Source records:
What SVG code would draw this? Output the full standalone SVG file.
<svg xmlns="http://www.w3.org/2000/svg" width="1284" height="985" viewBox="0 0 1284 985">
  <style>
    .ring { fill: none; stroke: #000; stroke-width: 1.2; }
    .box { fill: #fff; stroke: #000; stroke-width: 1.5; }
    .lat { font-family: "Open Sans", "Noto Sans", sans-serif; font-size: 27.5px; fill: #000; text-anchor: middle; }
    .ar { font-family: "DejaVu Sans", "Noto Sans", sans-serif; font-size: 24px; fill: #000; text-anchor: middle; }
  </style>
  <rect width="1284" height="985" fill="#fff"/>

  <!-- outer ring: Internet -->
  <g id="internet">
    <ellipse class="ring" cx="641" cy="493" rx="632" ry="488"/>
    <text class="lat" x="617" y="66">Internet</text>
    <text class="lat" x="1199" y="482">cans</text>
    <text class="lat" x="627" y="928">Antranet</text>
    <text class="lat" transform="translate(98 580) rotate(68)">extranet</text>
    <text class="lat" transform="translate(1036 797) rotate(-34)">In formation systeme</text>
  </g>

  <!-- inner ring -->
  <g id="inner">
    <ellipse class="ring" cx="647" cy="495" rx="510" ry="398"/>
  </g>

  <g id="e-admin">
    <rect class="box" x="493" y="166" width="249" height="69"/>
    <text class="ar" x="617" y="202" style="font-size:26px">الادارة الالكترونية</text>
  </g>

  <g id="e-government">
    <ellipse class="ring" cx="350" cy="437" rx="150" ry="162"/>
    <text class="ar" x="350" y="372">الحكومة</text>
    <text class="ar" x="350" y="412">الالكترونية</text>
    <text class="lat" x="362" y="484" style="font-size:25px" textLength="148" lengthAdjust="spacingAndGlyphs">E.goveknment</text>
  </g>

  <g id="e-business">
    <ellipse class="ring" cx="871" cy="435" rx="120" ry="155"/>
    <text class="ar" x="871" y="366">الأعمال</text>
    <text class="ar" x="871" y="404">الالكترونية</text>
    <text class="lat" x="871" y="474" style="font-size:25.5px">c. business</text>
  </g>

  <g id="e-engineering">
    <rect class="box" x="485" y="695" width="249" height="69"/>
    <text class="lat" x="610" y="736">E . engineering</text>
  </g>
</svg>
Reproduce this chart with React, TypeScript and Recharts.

Directive:
Can you reproduce all the material exactly?

Task solution:
What SVG code would draw this? Output the full standalone SVG file.
<svg xmlns="http://www.w3.org/2000/svg" width="1284" height="985" viewBox="0 0 1284 985">
  <style>
    .ring { fill: none; stroke: #000; stroke-width: 1.2; }
    .box { fill: #fff; stroke: #000; stroke-width: 1.5; }
    .lat { font-family: "Open Sans", "Noto Sans", sans-serif; font-size: 27.5px; fill: #000; text-anchor: middle; }
    .ar { font-family: "DejaVu Sans", "Noto Sans", sans-serif; font-size: 24px; fill: #000; text-anchor: middle; }
  </style>
  <rect width="1284" height="985" fill="#fff"/>

  <!-- outer ring: Internet -->
  <g id="internet">
    <ellipse class="ring" cx="641" cy="493" rx="632" ry="488"/>
    <text class="lat" x="617" y="66">Internet</text>
    <text class="lat" x="1199" y="482">cans</text>
    <text class="lat" x="627" y="928">Antranet</text>
    <text class="lat" transform="translate(98 580) rotate(68)">extranet</text>
    <text class="lat" transform="translate(1036 797) rotate(-34)">In formation systeme</text>
  </g>

  <!-- inner ring -->
  <g id="inner">
    <ellipse class="ring" cx="647" cy="495" rx="510" ry="398"/>
  </g>

  <g id="e-admin">
    <rect class="box" x="493" y="166" width="249" height="69"/>
    <text class="ar" x="617" y="202" style="font-size:26px">الادارة الالكترونية</text>
  </g>

  <g id="e-government">
    <ellipse class="ring" cx="350" cy="437" rx="150" ry="162"/>
    <text class="ar" x="350" y="372">الحكومة</text>
    <text class="ar" x="350" y="412">الالكترونية</text>
    <text class="lat" x="362" y="484" style="font-size:25px" textLength="148" lengthAdjust="spacingAndGlyphs">E.goveknment</text>
  </g>

  <g id="e-business">
    <ellipse class="ring" cx="871" cy="435" rx="120" ry="155"/>
    <text class="ar" x="871" y="366">الأعمال</text>
    <text class="ar" x="871" y="404">الالكترونية</text>
    <text class="lat" x="871" y="474" style="font-size:25.5px">c. business</text>
  </g>

  <g id="e-engineering">
    <rect class="box" x="485" y="695" width="249" height="69"/>
    <text class="lat" x="610" y="736">E . engineering</text>
  </g>
</svg>
Reproduce this chart with React, TypeScript and Recharts.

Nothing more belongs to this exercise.